• [Objective]:
Take the lines from the top down to and including the one with "Chart.register(...registerables);" and repeat them exactly. Omit images.

• [Supplied information]:

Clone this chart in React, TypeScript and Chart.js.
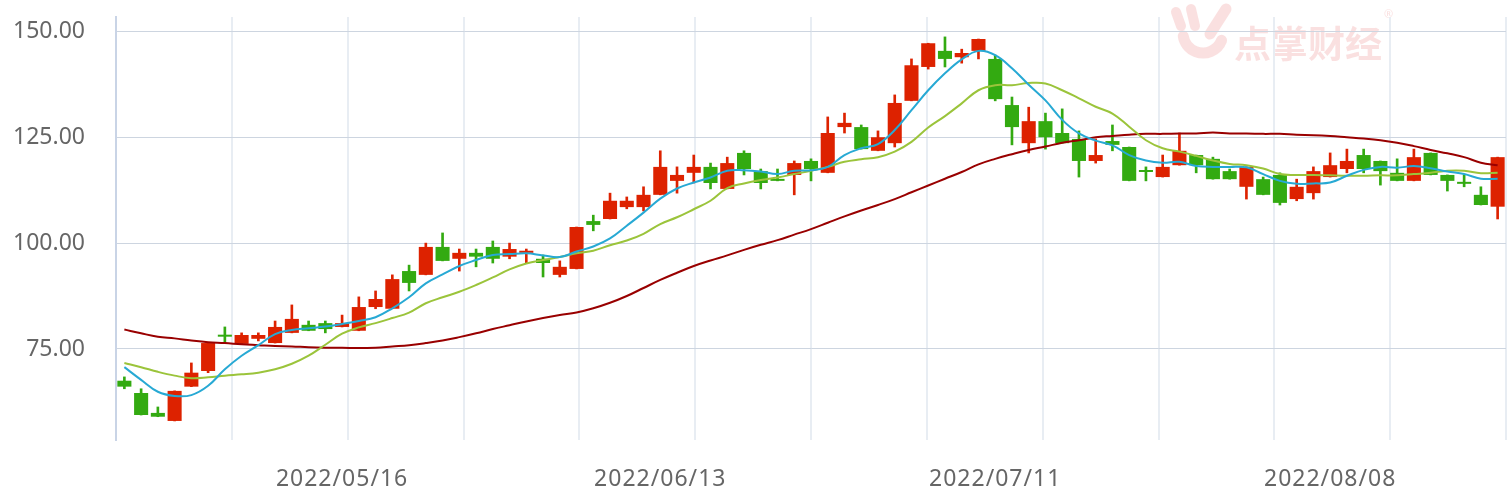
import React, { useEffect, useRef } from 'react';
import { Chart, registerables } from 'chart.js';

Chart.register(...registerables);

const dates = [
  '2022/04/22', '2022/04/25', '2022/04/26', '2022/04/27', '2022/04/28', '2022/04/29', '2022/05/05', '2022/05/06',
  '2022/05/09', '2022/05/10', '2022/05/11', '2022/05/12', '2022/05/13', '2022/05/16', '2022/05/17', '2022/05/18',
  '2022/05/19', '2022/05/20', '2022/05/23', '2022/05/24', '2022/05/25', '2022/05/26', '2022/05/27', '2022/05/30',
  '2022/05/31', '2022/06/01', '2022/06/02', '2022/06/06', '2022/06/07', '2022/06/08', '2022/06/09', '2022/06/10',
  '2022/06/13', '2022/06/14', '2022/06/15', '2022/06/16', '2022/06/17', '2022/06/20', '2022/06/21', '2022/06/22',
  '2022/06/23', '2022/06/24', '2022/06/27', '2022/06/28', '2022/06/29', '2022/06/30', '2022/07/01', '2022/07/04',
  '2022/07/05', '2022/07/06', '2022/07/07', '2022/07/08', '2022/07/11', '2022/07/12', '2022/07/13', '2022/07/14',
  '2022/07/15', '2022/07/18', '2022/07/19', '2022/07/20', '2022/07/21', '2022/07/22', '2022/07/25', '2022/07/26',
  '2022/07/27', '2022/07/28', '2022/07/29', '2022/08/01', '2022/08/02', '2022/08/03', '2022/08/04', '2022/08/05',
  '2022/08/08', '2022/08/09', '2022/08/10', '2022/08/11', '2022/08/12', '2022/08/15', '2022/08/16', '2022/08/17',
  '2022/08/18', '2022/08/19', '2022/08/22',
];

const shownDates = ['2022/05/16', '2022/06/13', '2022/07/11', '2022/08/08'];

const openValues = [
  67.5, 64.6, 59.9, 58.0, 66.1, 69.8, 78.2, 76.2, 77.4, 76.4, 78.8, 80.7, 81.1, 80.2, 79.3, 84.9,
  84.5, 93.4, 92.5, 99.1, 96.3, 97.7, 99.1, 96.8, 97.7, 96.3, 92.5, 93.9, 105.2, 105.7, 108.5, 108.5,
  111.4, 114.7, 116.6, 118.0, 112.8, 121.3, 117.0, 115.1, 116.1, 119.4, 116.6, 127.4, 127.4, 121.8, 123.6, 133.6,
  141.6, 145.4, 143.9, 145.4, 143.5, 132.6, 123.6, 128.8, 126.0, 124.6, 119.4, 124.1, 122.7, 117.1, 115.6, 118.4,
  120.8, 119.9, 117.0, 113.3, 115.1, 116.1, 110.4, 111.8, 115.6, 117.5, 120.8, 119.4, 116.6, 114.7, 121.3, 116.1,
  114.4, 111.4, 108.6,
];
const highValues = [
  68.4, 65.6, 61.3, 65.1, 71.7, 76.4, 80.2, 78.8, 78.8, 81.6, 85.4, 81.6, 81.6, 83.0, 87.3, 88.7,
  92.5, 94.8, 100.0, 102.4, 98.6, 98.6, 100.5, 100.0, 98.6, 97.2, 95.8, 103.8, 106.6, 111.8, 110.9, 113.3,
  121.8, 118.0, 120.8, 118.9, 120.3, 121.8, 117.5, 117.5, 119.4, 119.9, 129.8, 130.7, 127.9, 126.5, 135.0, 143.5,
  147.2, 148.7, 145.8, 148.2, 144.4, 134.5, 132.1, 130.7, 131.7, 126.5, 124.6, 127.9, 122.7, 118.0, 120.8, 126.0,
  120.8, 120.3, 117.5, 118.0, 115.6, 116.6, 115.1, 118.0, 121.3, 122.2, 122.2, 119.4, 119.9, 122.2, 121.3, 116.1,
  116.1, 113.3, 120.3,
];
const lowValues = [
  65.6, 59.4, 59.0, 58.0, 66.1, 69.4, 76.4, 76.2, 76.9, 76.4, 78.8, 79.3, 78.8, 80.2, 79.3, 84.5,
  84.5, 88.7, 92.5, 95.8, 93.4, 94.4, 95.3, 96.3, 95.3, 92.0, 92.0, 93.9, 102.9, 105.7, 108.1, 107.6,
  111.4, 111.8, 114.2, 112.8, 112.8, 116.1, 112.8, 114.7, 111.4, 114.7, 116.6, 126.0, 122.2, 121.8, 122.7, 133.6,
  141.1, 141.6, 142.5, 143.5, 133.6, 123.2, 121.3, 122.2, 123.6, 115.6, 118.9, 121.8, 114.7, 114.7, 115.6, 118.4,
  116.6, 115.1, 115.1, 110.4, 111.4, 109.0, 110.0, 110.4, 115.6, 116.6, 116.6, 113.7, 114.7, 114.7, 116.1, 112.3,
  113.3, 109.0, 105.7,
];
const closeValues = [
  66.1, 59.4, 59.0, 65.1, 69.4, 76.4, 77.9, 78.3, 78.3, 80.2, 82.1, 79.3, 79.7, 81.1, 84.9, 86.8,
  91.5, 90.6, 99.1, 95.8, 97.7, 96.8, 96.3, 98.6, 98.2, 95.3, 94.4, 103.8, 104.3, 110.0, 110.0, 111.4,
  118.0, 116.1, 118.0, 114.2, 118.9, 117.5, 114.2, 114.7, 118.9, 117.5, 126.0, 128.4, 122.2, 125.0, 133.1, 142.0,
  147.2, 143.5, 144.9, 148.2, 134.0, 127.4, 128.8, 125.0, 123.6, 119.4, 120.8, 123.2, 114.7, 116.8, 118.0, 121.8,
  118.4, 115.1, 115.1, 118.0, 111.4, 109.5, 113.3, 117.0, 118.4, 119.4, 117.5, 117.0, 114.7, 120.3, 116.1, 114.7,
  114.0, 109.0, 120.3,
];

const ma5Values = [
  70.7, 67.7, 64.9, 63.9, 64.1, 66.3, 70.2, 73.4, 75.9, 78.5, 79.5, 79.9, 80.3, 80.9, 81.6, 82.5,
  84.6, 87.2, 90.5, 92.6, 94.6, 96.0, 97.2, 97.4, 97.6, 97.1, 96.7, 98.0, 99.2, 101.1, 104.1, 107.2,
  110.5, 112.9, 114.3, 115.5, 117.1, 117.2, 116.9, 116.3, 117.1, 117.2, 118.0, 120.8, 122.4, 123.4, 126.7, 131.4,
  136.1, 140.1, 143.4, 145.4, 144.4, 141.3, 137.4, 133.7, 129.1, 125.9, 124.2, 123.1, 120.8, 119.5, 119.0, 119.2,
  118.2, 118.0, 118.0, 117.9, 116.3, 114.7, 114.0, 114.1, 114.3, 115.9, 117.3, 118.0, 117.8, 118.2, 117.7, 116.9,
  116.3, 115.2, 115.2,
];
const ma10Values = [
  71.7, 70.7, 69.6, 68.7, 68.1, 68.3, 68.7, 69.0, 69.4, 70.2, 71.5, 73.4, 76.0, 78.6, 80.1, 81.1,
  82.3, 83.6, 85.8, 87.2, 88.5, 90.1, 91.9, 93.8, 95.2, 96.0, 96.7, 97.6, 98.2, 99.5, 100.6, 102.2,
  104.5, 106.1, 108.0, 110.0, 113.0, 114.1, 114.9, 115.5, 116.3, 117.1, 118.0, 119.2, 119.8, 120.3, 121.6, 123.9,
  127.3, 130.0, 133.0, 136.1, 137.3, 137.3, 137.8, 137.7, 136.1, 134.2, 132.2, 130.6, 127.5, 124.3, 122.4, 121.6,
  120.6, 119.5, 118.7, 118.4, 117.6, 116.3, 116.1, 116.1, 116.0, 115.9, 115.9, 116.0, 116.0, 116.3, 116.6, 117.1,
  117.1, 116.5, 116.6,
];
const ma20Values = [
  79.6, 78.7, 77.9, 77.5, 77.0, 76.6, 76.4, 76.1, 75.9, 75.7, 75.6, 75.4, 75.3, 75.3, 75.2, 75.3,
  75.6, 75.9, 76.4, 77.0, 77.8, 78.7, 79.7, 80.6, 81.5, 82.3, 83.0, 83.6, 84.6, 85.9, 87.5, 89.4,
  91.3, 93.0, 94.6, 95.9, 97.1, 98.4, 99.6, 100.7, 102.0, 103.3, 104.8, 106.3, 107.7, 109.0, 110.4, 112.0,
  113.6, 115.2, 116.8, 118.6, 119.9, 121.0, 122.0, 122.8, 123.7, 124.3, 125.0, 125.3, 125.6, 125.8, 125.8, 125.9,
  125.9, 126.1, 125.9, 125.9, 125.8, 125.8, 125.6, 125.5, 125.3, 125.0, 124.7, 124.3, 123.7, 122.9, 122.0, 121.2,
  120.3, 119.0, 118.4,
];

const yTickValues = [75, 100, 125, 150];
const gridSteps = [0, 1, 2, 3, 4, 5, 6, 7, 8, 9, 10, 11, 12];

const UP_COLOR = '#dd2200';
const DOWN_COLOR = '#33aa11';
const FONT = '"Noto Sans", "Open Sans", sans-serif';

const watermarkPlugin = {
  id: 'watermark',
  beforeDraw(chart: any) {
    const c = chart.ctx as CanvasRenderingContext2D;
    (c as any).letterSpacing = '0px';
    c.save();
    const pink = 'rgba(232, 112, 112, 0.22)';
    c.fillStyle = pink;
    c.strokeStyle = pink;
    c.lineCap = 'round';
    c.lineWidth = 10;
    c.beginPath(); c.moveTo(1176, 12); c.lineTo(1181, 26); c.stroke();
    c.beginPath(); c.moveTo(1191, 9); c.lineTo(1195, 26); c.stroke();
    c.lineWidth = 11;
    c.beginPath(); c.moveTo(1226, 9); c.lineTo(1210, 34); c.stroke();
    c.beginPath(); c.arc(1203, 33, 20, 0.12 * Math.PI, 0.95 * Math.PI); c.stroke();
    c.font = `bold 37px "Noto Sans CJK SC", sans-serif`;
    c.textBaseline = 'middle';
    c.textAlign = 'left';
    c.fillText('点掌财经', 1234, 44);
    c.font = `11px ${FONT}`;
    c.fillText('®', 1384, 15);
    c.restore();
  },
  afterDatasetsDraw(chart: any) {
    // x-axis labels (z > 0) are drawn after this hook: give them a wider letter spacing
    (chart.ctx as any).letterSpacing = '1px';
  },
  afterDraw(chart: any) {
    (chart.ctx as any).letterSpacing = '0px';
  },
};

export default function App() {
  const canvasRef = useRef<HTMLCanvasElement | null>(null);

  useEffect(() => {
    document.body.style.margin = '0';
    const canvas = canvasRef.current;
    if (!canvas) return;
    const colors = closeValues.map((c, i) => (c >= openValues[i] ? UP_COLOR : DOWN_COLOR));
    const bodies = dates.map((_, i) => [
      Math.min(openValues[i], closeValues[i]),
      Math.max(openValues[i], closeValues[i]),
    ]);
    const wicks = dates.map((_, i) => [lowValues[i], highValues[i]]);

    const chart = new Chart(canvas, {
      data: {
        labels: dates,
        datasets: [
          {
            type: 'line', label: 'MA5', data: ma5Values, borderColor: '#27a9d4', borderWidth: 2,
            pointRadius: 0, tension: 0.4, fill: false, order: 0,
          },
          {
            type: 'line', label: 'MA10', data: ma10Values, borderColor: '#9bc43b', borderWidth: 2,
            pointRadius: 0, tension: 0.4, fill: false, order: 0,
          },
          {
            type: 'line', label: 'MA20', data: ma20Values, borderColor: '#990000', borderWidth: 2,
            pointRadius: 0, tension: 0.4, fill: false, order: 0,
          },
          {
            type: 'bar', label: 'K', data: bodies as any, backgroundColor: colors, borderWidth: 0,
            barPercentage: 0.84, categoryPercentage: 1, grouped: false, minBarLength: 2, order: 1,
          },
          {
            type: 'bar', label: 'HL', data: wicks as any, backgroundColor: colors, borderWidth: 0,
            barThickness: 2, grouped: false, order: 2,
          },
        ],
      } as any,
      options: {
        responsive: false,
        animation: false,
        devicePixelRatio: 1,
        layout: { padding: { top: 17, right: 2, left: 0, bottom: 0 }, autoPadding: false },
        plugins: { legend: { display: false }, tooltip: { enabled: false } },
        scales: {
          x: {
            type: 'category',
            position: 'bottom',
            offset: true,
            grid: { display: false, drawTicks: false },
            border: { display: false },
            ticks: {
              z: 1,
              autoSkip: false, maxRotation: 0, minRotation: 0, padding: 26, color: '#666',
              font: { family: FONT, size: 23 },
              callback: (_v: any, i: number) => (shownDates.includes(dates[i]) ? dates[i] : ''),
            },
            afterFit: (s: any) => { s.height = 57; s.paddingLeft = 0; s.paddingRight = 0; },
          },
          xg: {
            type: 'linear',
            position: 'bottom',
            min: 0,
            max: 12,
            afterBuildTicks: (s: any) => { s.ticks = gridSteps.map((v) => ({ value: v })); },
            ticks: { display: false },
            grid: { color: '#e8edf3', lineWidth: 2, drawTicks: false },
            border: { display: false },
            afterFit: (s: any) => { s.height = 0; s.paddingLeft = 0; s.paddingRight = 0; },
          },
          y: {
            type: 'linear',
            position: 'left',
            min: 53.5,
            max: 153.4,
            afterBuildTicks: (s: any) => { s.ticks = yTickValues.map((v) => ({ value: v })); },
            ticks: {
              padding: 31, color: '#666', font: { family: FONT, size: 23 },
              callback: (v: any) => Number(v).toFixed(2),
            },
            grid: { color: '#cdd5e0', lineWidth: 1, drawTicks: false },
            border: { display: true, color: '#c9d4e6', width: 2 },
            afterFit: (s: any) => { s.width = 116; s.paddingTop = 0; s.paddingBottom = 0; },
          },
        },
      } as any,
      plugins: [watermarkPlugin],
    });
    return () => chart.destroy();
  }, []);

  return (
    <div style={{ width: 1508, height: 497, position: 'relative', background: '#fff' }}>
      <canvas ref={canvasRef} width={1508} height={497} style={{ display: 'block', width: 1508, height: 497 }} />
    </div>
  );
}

• [The reply]:
Clone this chart in React, TypeScript and Chart.js.
import React, { useEffect, useRef } from 'react';
import { Chart, registerables } from 'chart.js';

Chart.register(...registerables);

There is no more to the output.